Unfortunately, finding the zeros of a nonlinear multivariate function is far from easy, so you have to get your hands dirty sooner or later.

Update

You're in for some trouble. Consider:

v=np.linspace(-10,10,100)
X,Y=np.meshgrid(v,v)

fig = plt.figure()
hc=plt.contourf(X,Y,stress2([X,Y])[0].clip(-1,1),levels=np.linspace(-1,1,20))
plt.contour(X,Y,stress2([X,Y])[0].clip(-1,1),levels=[0],color=(1,0,0))
plt.colorbar(hc)

and the same for the other function. Here's how the x and y components of your function look like, respectively:

They both have zeros along some hyperbolic-like curves. Which seem to be identical . This figure strongly suggests that there is a line of points where your function is zero: both components. This is as bad as it can get for numerical root-finding algorithms, as there are no clear-cut (isolated) zeroes.

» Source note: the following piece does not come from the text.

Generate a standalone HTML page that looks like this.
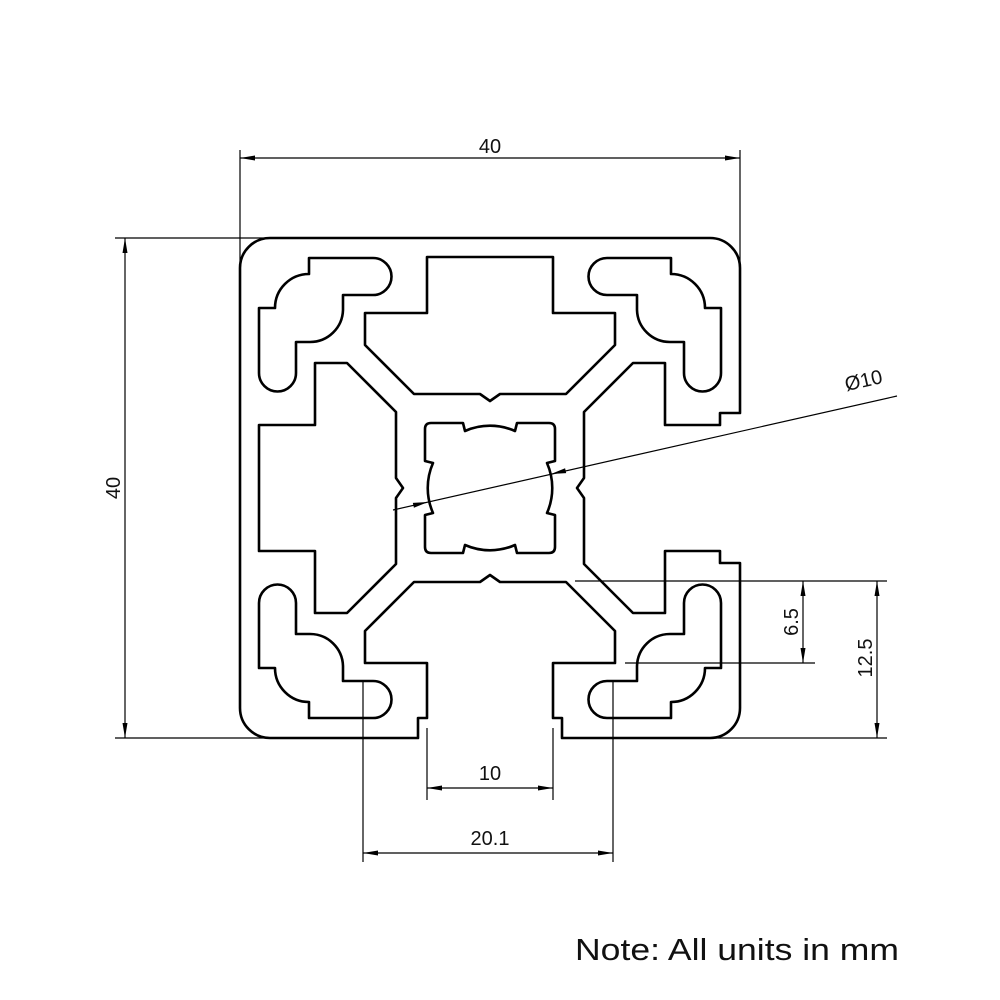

I suggest checking your function on paper for the case of X==Y , you might indeed see that your function disappears there, at least asymptotically.

Update2

You added the original, polar form of your function. While I can't see where you went wrong (apart from using np.arctan instead of np.arctan2 , but that doesn't seem to fix the problem), I tried plotting your polar function:

def stress_polar(Rvec):
    R,theta=Rvec
    chi = 0
    F = 1
    a = 1
    c = (1.0*a)/(R*1.0)                                   
    A = 0.5*(1 - c**2. + (1 - 4*c**2 + 3*c**4.)*np.cos(2*theta))
    B = 0.5*(1 - c**2. - (1 - 4*c**2 + 3*c**4.)*np.cos(2*theta))
    C = 0.5*(1 + c**2. - (1 + 3*c**4.)*np.cos(2*theta))
    D = 0.5*(1 + c**2. + (1 + 3*c**4.)*np.cos(2*theta))
    E = 0.5*((1 + 2*c**2. - 3*c**4.)*np.sin(2*theta))
    f = 1.0*F*c**2. + (A-1.0*chi*B)
    g = -1.0*F*c**2. + (C-1.0*chi*D)
    return f,g

v1=np.linspace(0.01,10,100)
v2=np.linspace(-np.pi,np.pi,100)
R,theta=np.meshgrid(v1,v2)

fig = plt.figure()
ax=plt.subplot(111, polar=True)
hc=plt.contourf(theta,R,stress_polar([R,theta])[0].clip(-1,1),levels=np.linspace(-1,1,20))
plt.contour(theta,R,stress_polar([R,theta])[0].clip(-1,1),levels=[0],color=(1,0,0))
plt.colorbar(hc)

and the same for the tangential component. Note that the polar plot needs to get theta first, then R . The result:

this shows a quite different picture, with a finite support for the zeros of the radial component. Now, I've never used polar plots before in matplotlib, so it's equally possible that I messed something up during plotting. But it might be worth looking at the A,B,C,D parameters that are computed by your polar and Cartesian functions, to make sure they compute the same thing.